Devenue adulte, elle a utilisé à plusieurs reprises mes services pour prendre en charge ses enfants, pour la dépatouiller d’une sordide histoire avec des parents d’élèves et une inspectrice lorsqu’elle était encore en fonction. Elle appelait alors durant des heures pour pleurer, me demander conseils ou de réaménager ses courriers, me demandait d’intervenir directement… Je répondais toujours présente et je sortais de ces échanges, exténuée, rincée et démoralisée car cela ne servait à rien car elle n’écoutait rien. Je suis allée jusqu’à intervenir directement pour la sortir d’un mauvais pas… quitte à aller contre mes convictions.
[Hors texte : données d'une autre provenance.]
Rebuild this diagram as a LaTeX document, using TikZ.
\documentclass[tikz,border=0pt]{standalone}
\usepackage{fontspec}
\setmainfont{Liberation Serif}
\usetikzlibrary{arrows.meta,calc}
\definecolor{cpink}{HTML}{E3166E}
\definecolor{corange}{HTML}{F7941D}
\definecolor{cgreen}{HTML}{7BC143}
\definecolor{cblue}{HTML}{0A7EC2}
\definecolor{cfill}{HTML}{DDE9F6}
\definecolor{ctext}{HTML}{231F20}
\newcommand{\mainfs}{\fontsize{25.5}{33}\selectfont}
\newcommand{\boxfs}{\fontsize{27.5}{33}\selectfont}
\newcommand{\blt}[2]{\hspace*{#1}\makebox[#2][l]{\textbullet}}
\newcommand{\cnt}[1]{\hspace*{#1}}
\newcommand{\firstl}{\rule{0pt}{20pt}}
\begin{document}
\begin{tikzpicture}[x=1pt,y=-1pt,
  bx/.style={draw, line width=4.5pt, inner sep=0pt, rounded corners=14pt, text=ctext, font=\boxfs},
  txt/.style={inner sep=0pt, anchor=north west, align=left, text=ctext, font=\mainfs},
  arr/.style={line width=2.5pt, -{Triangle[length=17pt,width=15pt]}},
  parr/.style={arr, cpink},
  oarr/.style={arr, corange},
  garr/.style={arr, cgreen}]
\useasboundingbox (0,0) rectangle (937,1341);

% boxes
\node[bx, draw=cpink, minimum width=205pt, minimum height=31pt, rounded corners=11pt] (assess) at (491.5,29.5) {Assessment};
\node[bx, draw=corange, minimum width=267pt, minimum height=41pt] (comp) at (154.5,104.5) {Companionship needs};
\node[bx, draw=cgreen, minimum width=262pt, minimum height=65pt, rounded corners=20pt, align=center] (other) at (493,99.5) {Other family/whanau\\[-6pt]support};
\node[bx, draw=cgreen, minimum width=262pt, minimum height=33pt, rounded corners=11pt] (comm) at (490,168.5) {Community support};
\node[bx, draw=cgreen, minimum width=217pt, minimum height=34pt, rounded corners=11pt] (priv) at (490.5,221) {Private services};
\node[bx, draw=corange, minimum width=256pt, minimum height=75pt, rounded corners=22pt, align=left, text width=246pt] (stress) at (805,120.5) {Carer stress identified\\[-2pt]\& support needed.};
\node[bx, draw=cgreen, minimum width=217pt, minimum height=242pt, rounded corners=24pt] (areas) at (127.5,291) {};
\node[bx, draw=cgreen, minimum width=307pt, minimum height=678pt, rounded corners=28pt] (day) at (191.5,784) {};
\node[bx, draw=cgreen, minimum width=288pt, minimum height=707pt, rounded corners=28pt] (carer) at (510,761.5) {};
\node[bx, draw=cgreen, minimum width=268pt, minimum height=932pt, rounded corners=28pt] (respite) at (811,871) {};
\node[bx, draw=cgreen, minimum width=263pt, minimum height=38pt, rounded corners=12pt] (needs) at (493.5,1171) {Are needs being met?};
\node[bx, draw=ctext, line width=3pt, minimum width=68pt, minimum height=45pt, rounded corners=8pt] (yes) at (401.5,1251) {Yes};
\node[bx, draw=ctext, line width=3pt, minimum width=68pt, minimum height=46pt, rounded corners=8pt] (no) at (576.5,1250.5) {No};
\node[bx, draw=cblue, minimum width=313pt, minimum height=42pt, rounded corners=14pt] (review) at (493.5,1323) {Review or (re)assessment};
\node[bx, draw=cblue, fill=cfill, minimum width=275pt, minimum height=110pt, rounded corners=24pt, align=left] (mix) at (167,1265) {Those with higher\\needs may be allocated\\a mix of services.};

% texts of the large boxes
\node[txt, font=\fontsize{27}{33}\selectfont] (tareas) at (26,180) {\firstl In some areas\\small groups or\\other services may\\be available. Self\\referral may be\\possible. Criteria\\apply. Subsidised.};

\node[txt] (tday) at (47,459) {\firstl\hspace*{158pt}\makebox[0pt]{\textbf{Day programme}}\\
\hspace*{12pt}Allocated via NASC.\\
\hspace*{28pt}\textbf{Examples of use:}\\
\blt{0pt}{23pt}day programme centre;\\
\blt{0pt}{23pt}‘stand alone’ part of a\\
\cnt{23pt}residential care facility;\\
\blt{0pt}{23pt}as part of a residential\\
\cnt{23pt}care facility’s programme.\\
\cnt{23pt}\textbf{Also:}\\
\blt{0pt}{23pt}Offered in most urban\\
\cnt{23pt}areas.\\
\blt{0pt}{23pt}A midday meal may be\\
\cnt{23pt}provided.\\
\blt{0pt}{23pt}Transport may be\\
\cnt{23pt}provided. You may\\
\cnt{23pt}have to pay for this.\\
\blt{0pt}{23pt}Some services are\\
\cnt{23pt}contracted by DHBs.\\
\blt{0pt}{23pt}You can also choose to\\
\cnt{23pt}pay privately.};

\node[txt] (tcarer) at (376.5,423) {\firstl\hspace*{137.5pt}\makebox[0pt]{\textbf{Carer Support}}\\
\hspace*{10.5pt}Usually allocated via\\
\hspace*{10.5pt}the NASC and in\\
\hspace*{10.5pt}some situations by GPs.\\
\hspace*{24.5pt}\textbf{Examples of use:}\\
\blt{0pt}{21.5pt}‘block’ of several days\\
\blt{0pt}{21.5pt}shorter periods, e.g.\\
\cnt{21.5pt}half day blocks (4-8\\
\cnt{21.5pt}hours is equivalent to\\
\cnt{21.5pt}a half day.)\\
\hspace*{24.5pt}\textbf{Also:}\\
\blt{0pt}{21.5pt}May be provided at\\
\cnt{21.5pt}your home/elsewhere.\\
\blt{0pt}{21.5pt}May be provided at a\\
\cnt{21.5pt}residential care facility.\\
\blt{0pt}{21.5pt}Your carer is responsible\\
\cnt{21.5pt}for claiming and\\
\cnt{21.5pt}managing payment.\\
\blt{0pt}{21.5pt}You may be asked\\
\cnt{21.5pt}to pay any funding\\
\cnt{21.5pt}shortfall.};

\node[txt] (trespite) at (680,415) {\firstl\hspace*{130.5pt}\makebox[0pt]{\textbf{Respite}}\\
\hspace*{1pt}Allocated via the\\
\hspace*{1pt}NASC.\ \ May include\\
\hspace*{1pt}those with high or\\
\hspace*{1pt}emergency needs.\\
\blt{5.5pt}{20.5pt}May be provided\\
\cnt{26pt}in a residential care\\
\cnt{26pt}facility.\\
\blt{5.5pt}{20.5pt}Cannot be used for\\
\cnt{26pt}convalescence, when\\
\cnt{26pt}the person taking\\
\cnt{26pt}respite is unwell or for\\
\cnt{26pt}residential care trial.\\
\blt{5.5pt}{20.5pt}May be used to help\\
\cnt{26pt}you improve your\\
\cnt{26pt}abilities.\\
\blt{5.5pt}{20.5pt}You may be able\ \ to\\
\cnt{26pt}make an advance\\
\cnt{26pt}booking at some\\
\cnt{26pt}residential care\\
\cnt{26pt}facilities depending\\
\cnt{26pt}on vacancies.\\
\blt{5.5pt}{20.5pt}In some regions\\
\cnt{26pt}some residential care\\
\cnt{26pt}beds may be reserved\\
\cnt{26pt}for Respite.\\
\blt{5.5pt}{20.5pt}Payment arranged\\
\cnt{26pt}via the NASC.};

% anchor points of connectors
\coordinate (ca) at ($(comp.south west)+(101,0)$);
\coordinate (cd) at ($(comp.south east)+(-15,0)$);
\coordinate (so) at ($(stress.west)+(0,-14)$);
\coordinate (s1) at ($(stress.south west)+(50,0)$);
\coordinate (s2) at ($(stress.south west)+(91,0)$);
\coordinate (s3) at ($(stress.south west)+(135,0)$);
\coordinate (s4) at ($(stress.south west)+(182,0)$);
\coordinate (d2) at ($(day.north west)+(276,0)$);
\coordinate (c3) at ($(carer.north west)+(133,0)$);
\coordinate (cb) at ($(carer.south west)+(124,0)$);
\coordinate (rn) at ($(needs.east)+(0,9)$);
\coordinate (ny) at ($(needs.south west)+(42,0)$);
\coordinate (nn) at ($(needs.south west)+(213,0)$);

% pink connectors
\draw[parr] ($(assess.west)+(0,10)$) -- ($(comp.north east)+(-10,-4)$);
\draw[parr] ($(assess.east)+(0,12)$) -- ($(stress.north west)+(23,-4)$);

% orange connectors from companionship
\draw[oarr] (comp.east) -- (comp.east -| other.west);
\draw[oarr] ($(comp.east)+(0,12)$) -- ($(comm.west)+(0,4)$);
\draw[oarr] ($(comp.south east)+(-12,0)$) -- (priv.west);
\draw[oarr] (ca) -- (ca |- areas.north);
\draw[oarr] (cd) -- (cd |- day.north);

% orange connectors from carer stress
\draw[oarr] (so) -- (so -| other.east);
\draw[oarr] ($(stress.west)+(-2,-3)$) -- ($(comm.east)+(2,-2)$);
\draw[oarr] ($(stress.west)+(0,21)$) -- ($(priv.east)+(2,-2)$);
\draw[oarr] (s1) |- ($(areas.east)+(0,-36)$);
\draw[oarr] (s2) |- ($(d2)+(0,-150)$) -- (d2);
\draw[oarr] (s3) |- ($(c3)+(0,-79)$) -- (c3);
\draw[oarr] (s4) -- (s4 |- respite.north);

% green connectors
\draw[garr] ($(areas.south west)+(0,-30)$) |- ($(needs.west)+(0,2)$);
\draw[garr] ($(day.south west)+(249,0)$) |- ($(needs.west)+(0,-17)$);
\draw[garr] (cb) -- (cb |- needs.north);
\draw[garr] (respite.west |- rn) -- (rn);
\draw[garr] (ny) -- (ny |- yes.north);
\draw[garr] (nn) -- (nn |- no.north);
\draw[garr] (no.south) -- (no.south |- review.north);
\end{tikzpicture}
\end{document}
Bref, j’ai passé soixante ans de ma vie à m’excuser d’être l’ainée !

La haine de l’ainé a passé un cran au décès de mon père lorsque pour l’enterrement, elle a refusé que je m’exprime durant la cérémonie. Elle s’est mise en colère en me signifiant que « je cherchais toujours à faire le chef, à faire mon intéressante… ». Je suis partie en pleurs et je n’ai rien dit lors de la cérémonie.

Lorsque je me retourne sur mon passé, je constate que ma vie est parsemée de renoncements liés à son rejet.

Mon père possédait une maison du côté de Perpignan que nous étions censées nous partager en été. S’engageait alors des empoignades parce qu’elle voulait toujours les dates que j’envisageais de prendre. J’ai fini par renoncer à y aller…

Les choses se sont sérieusement dégradées quand ma mère m’a demandé à sortir de la maison de retraite où elle était enfermée depuis ma nomination dans un autre département…. Trop contente qu’elle veuille quitter de ce lieu d’enfermement pour vieux, j’ai accepté de la prendre en charge à son domicile pour qu’elle soit en sécurité. Il fallait adapter la maison, je m’y suis employée tout en menant de front un travail de cadre extrêmement prenant.

Et… j’ai encore pris un volet de bois vert à ce moment-là. J’ai dû accepter qu’elle me dise que je « n’étais pas chez moi mais chez ma mère, qu’elles avaient le droit de s’y rendre quand elles voulaient sans m’en avertir, qu’il leur suffisait que leur mère soit d’accord … ». Ma sœur m’a abreuvé de message SMS tous plus agressifs les uns que les autres. Puis, elle m’a superbement ignorée, venant quand cela lui chantait sans bien sûr me prévenir pour que j’organise mon travail très prenant y compris les week-ends. Il est vrai que cela ne m’a pas trop dérangé car son agressivité d’alors m’a permis de me sentir totalement libre de mon emploi du temps : je ne l’attendais pas et lorsqu’elle venait, je continuais à vivre ma vie : courses, travail, sport… je ne comptais pas avec elle.

Enfin est arrivé le dernier boulet de canon, ce jour terrible où elle m’a carrément accusée de captation d’héritage ! Elle préfère ignorer que chaque mois qui passe, je perds mon salaire d’alors (plus que confortable) et que l'avenir ne sera pas plus radieux : je devrai me contenter d'un budget restreint, d'une pension incomplète jusqu'à la fin de mes jours. Sans la totalité des anuités point de salut !

Pourtant, mon corps ne supportait plus ces surcharges aussi bien temporelles, qu’émotionnelles et physiologiques : hernie discale, brulure troisième degré, insomnies...

J’étais au bord du burn-out, je devais faire un choix.